Germany joined British and US calls today for more international pressure on Sudan and Zimbabwe, possibly including sanctions, but genocide survivors and human rights activists demanded action, not talk.
"On a day such as today, we think of the people in Zimbabwe and Darfur. The suffering there is unbearable," Chancellor Angela Merkel said in a speech at a summit in Berlin celebrating the European Union's 50th anniversary.
She said the EU was calling on Sudan's President Omar Hassan al-Bashir to allow UN peacekeepers into the country and comply with UN resolutions.
"We must look at stronger sanctions," MS Merkel, whose country holds the rotating presidency of the European Union, told an audience of EU leaders, referring to both countries.

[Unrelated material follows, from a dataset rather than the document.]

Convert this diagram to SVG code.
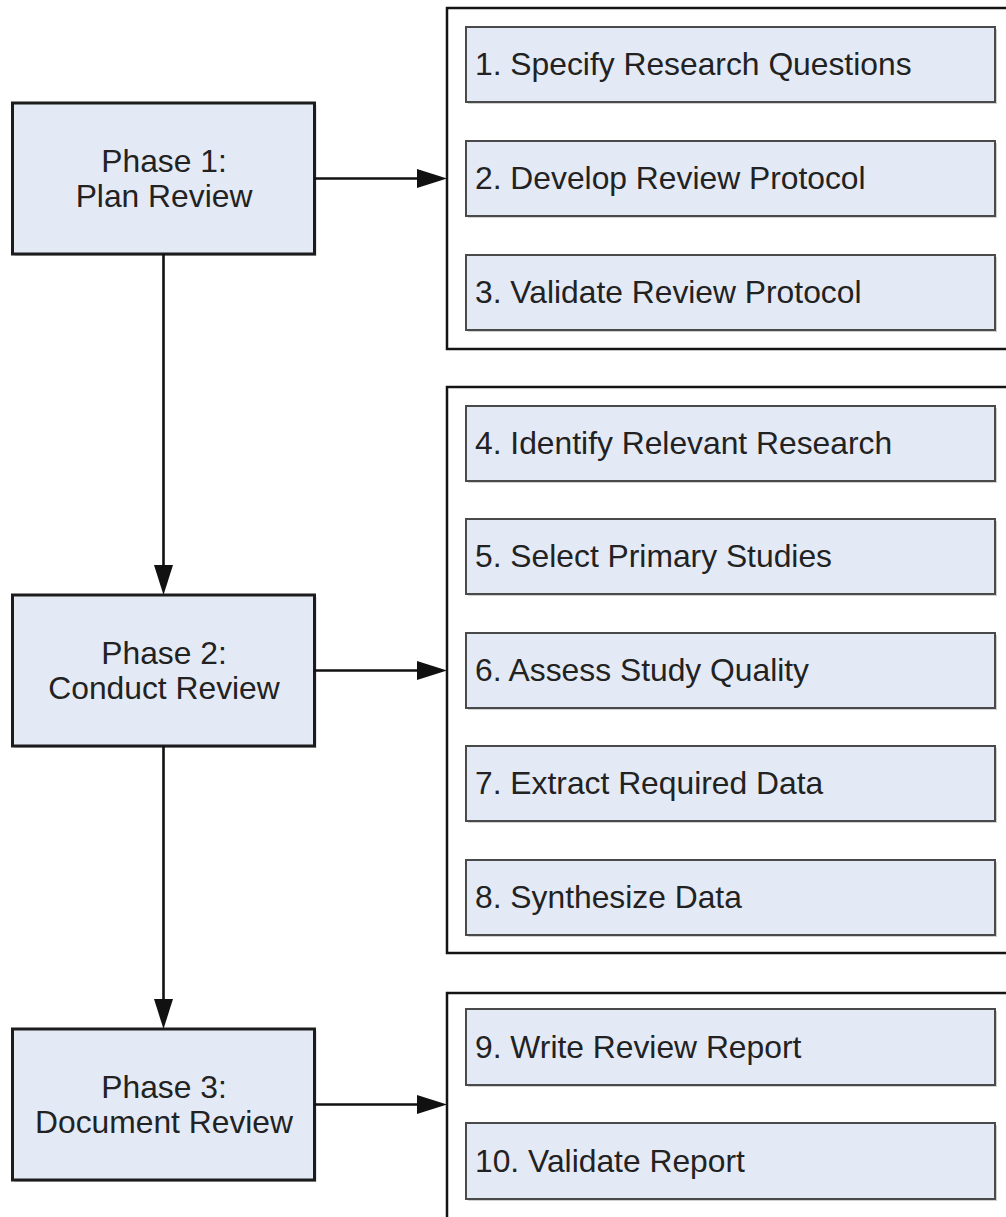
<svg xmlns="http://www.w3.org/2000/svg" width="1006" height="1217" viewBox="0 0 1006 1217">
  <style>
    .phase { fill: #e4eaf5; stroke: #1c1c1c; stroke-width: 3; }
    .group { fill: #ffffff; stroke: #141414; stroke-width: 2.5; }
    .step { fill: #e4eaf5; stroke: #4a4a4a; stroke-width: 2; }
    .shadow { fill: #9a9a9a; opacity: 0.45; }
    .label { font-family: "Liberation Sans", Arial, sans-serif; fill: #222222; font-size: 31.8px; }
    .phase-text { text-anchor: middle; }
    .conn { stroke: #111111; stroke-width: 2.6; fill: none; marker-end: url(#arrow); }
  </style>
  <defs>
    <marker id="arrow" markerUnits="userSpaceOnUse" markerWidth="30" markerHeight="19" refX="5" refY="9.5" orient="auto">
      <path d="M0,0 L30,9.5 L0,19 Z" fill="#111111"/>
    </marker>
  </defs>

  <rect width="1006" height="1217" fill="#ffffff"/>

  <!-- Phase boxes -->
  <g id="phase1">
    <rect class="shadow" x="14.5" y="105" width="302" height="151"/>
    <rect class="phase" x="12.5" y="103" width="302" height="151"/>
    <text class="label phase-text" x="164" y="172">Phase 1:</text>
    <text class="label phase-text" x="164" y="207">Plan Review</text>
  </g>
  <g id="phase2">
    <rect class="shadow" x="14.5" y="597" width="302" height="151"/>
    <rect class="phase" x="12.5" y="595" width="302" height="151"/>
    <text class="label phase-text" x="164" y="664">Phase 2:</text>
    <text class="label phase-text" x="164" y="699">Conduct Review</text>
  </g>
  <g id="phase3">
    <rect class="shadow" x="14.5" y="1031" width="302" height="151"/>
    <rect class="phase" x="12.5" y="1029" width="302" height="151"/>
    <text class="label phase-text" x="164" y="1098">Phase 3:</text>
    <text class="label phase-text" x="164" y="1133">Document Review</text>
  </g>

  <!-- Step groups -->
  <g id="plan-steps">
    <rect class="group" x="447" y="8" width="580" height="341"/>
    <g id="step1">
      <rect class="shadow" x="468" y="29" width="529" height="75"/>
      <rect class="step" x="466" y="27" width="529" height="75"/>
      <text class="label" x="475" y="75">1. Specify Research Questions</text>
    </g>
    <g id="step2">
      <rect class="shadow" x="468" y="143" width="529" height="75"/>
      <rect class="step" x="466" y="141" width="529" height="75"/>
      <text class="label" x="475" y="189">2. Develop Review Protocol</text>
    </g>
    <g id="step3">
      <rect class="shadow" x="468" y="257" width="529" height="75"/>
      <rect class="step" x="466" y="255" width="529" height="75"/>
      <text class="label" x="475" y="303">3. Validate Review Protocol</text>
    </g>
  </g>

  <g id="conduct-steps">
    <rect class="group" x="447" y="387" width="580" height="566"/>
    <g id="step4">
      <rect class="shadow" x="468" y="408" width="529" height="75"/>
      <rect class="step" x="466" y="406" width="529" height="75"/>
      <text class="label" x="475" y="454">4. Identify Relevant Research</text>
    </g>
    <g id="step5">
      <rect class="shadow" x="468" y="521" width="529" height="75"/>
      <rect class="step" x="466" y="519" width="529" height="75"/>
      <text class="label" x="475" y="567">5. Select Primary Studies</text>
    </g>
    <g id="step6">
      <rect class="shadow" x="468" y="635" width="529" height="75"/>
      <rect class="step" x="466" y="633" width="529" height="75"/>
      <text class="label" x="475" y="681">6. Assess Study Quality</text>
    </g>
    <g id="step7">
      <rect class="shadow" x="468" y="748" width="529" height="75"/>
      <rect class="step" x="466" y="746" width="529" height="75"/>
      <text class="label" x="475" y="794">7. Extract Required Data</text>
    </g>
    <g id="step8">
      <rect class="shadow" x="468" y="862" width="529" height="75"/>
      <rect class="step" x="466" y="860" width="529" height="75"/>
      <text class="label" x="475" y="908">8. Synthesize Data</text>
    </g>
  </g>

  <g id="document-steps">
    <rect class="group" x="447" y="993" width="580" height="260"/>
    <g id="step9">
      <rect class="shadow" x="468" y="1011" width="529" height="76"/>
      <rect class="step" x="466" y="1009" width="529" height="76"/>
      <text class="label" x="475" y="1058">9. Write Review Report</text>
    </g>
    <g id="step10">
      <rect class="shadow" x="468" y="1125" width="529" height="76"/>
      <rect class="step" x="466" y="1123" width="529" height="76"/>
      <text class="label" x="475" y="1172">10. Validate Report</text>
    </g>
  </g>

  <!-- Connectors -->
  <g id="connectors">
    <line class="conn" x1="314" y1="178.5" x2="422" y2="178.5"/>
    <line class="conn" x1="314" y1="670.5" x2="422" y2="670.5"/>
    <line class="conn" x1="314" y1="1104.5" x2="422" y2="1104.5"/>
    <line class="conn" x1="163.5" y1="254" x2="163.5" y2="570"/>
    <line class="conn" x1="163.5" y1="746" x2="163.5" y2="1004"/>
  </g>
</svg>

Musician and activists Bob Geldof told reporters in Berlin: "I am glad that Chancellor Merkel mentioned sanctions but frankly ... just do it."
Speaking in Berlin's Jewish Museum with survivors of wars and genocides, Geldof said EU leaders should ban Sudan's leaders from travelling to the EU, freeze their assets, and bar exports of luxury goods to Khartoum, before tougher UN sanctions.
Khartoum has come under fresh pressure from Western powers to ease the suffering in war-torn Darfur. Experts estimate 200,000 people have been killed and 2.5 million driven from their homes after rebels rose up in 2003, accusing the central government of neglecting the vast, impoverished region.
"Every time a genocide happens, leaders all over Europe, America, Britain, everywhere, they say never again. But these are empty words," Ishag Mekki, a Sudanese who lost family in the Darfur conflict, told the news conference.
"In reality it's happening and happening."